Write out, word for word, the stretch of lines beginning at the one with "Generate a LaTeX" and ending at the one with "(840,7) rectangle (1155,760);", omitting the images.

TASK INPUT:
*****
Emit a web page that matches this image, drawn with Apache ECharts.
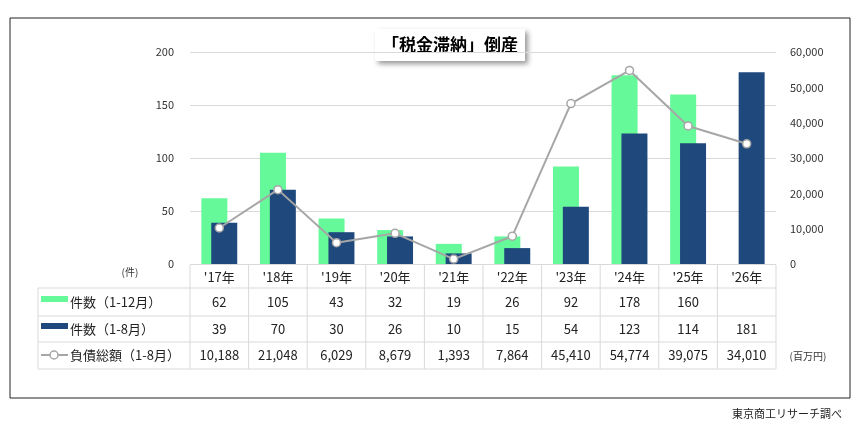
*****
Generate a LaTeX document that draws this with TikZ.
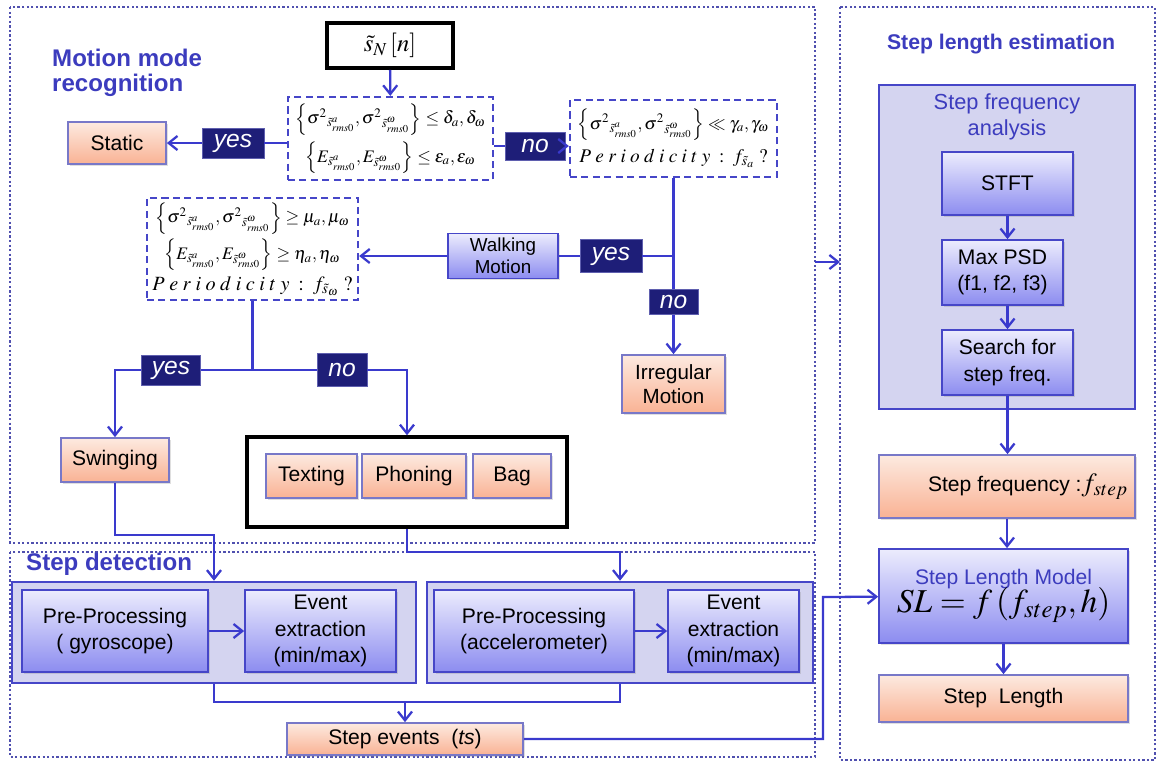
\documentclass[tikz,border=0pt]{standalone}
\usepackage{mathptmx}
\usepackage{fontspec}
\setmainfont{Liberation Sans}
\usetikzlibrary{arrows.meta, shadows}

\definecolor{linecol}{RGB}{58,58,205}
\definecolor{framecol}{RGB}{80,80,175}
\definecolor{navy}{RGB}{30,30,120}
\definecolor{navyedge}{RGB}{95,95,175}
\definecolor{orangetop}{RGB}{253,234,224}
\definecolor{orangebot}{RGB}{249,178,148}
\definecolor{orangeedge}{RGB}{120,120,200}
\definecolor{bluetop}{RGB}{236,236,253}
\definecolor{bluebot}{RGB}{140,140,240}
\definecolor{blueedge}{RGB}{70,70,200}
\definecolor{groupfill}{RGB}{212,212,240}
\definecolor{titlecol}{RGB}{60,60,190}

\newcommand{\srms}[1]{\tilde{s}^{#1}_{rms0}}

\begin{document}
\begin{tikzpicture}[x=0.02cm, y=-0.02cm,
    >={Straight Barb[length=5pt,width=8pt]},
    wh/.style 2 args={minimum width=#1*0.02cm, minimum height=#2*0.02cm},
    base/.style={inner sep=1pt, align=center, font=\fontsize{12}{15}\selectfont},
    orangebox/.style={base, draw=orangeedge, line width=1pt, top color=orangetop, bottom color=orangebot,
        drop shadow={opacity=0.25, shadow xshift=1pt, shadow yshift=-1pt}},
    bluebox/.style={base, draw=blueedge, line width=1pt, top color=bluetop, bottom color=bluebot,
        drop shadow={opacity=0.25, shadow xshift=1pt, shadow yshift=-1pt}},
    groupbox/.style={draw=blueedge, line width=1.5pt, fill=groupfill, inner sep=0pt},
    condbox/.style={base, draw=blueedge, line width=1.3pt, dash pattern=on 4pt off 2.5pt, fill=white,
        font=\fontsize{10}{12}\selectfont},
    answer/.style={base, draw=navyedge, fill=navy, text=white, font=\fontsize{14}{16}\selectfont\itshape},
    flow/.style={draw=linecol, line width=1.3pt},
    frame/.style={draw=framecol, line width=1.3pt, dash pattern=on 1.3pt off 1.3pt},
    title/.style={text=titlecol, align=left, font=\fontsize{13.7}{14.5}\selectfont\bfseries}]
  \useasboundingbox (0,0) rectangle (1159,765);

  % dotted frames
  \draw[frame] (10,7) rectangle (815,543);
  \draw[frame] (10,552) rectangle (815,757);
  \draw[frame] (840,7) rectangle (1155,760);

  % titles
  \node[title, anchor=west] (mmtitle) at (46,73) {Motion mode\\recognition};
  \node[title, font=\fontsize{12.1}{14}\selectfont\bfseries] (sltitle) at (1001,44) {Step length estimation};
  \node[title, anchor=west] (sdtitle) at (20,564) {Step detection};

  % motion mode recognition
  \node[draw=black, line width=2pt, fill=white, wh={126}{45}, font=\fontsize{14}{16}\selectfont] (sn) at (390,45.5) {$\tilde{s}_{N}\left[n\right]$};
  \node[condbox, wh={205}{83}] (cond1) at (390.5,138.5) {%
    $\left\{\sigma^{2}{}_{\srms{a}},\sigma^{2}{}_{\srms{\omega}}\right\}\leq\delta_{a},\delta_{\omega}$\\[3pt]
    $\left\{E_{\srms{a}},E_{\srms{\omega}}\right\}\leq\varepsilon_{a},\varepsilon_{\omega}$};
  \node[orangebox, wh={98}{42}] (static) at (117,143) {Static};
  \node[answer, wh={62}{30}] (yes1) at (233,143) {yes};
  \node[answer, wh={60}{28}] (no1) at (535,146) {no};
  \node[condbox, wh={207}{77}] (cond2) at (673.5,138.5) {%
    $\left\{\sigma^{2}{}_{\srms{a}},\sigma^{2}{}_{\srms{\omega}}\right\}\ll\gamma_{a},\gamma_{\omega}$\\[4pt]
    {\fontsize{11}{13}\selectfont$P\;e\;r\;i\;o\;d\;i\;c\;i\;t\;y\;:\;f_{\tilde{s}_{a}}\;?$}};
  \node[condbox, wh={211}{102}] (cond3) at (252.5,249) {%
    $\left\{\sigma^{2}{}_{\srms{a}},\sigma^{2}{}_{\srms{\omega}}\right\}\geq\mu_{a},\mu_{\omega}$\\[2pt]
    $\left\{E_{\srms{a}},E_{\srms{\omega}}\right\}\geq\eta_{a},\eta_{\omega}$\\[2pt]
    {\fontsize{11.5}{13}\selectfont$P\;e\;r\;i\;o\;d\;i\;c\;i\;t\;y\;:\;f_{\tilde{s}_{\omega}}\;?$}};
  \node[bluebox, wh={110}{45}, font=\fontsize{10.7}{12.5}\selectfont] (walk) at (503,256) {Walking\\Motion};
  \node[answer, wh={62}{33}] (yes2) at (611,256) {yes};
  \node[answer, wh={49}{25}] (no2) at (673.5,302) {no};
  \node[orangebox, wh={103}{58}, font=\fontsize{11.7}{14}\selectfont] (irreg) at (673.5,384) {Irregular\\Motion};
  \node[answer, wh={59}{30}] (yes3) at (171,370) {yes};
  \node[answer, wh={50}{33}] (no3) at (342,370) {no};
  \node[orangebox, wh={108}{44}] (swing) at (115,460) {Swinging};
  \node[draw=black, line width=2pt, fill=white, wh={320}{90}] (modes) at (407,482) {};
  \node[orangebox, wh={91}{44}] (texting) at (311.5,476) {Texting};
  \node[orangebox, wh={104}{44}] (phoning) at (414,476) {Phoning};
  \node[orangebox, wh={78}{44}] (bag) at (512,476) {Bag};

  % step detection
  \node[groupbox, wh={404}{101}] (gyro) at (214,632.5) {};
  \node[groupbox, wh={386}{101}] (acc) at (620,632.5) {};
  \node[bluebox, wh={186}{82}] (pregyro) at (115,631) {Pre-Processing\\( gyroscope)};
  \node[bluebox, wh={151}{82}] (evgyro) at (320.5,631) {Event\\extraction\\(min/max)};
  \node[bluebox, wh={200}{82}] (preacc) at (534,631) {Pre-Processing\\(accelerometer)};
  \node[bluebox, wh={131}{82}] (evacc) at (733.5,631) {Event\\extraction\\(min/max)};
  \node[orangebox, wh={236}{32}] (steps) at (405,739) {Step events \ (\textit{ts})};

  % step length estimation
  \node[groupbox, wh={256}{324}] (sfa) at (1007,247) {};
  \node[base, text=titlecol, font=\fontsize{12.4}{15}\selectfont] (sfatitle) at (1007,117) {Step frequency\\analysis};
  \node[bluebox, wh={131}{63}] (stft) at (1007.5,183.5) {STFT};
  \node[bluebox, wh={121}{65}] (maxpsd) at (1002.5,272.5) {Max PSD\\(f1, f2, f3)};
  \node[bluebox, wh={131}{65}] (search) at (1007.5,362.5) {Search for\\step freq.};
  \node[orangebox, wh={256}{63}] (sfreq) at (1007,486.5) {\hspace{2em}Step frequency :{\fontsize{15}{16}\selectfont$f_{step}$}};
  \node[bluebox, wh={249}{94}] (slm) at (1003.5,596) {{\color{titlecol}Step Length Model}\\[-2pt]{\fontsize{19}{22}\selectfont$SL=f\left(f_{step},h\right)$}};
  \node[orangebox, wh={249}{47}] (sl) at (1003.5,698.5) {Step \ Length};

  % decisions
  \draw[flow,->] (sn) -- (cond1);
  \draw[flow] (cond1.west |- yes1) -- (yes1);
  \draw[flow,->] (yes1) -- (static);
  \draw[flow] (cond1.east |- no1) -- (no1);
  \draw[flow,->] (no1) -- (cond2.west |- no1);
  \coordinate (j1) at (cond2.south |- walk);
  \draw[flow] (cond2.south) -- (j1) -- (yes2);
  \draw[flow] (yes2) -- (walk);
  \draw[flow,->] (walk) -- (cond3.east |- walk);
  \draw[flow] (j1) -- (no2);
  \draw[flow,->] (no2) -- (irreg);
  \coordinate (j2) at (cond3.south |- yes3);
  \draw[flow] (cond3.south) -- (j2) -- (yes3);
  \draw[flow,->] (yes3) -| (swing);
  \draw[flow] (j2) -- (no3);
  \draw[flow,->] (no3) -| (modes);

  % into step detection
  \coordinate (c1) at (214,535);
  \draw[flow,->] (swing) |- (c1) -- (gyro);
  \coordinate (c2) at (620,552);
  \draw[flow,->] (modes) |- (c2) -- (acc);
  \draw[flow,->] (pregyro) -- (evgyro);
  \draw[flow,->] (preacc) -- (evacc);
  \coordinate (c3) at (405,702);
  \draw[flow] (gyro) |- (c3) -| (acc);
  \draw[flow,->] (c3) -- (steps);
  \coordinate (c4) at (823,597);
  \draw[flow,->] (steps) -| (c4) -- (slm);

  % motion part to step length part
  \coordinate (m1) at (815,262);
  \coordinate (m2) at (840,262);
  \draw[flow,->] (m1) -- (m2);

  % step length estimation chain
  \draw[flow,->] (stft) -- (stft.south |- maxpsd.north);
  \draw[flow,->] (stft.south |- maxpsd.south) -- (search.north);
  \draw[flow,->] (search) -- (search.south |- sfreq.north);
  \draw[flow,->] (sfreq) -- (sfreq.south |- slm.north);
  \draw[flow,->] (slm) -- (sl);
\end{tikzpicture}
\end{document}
*****
TASK RESULT:
Generate a LaTeX document that draws this with TikZ.
\documentclass[tikz,border=0pt]{standalone}
\usepackage{mathptmx}
\usepackage{fontspec}
\setmainfont{Liberation Sans}
\usetikzlibrary{arrows.meta, shadows}

\definecolor{linecol}{RGB}{58,58,205}
\definecolor{framecol}{RGB}{80,80,175}
\definecolor{navy}{RGB}{30,30,120}
\definecolor{navyedge}{RGB}{95,95,175}
\definecolor{orangetop}{RGB}{253,234,224}
\definecolor{orangebot}{RGB}{249,178,148}
\definecolor{orangeedge}{RGB}{120,120,200}
\definecolor{bluetop}{RGB}{236,236,253}
\definecolor{bluebot}{RGB}{140,140,240}
\definecolor{blueedge}{RGB}{70,70,200}
\definecolor{groupfill}{RGB}{212,212,240}
\definecolor{titlecol}{RGB}{60,60,190}

\newcommand{\srms}[1]{\tilde{s}^{#1}_{rms0}}

\begin{document}
\begin{tikzpicture}[x=0.02cm, y=-0.02cm,
    >={Straight Barb[length=5pt,width=8pt]},
    wh/.style 2 args={minimum width=#1*0.02cm, minimum height=#2*0.02cm},
    base/.style={inner sep=1pt, align=center, font=\fontsize{12}{15}\selectfont},
    orangebox/.style={base, draw=orangeedge, line width=1pt, top color=orangetop, bottom color=orangebot,
        drop shadow={opacity=0.25, shadow xshift=1pt, shadow yshift=-1pt}},
    bluebox/.style={base, draw=blueedge, line width=1pt, top color=bluetop, bottom color=bluebot,
        drop shadow={opacity=0.25, shadow xshift=1pt, shadow yshift=-1pt}},
    groupbox/.style={draw=blueedge, line width=1.5pt, fill=groupfill, inner sep=0pt},
    condbox/.style={base, draw=blueedge, line width=1.3pt, dash pattern=on 4pt off 2.5pt, fill=white,
        font=\fontsize{10}{12}\selectfont},
    answer/.style={base, draw=navyedge, fill=navy, text=white, font=\fontsize{14}{16}\selectfont\itshape},
    flow/.style={draw=linecol, line width=1.3pt},
    frame/.style={draw=framecol, line width=1.3pt, dash pattern=on 1.3pt off 1.3pt},
    title/.style={text=titlecol, align=left, font=\fontsize{13.7}{14.5}\selectfont\bfseries}]
  \useasboundingbox (0,0) rectangle (1159,765);

  % dotted frames
  \draw[frame] (10,7) rectangle (815,543);
  \draw[frame] (10,552) rectangle (815,757);
  \draw[frame] (840,7) rectangle (1155,760);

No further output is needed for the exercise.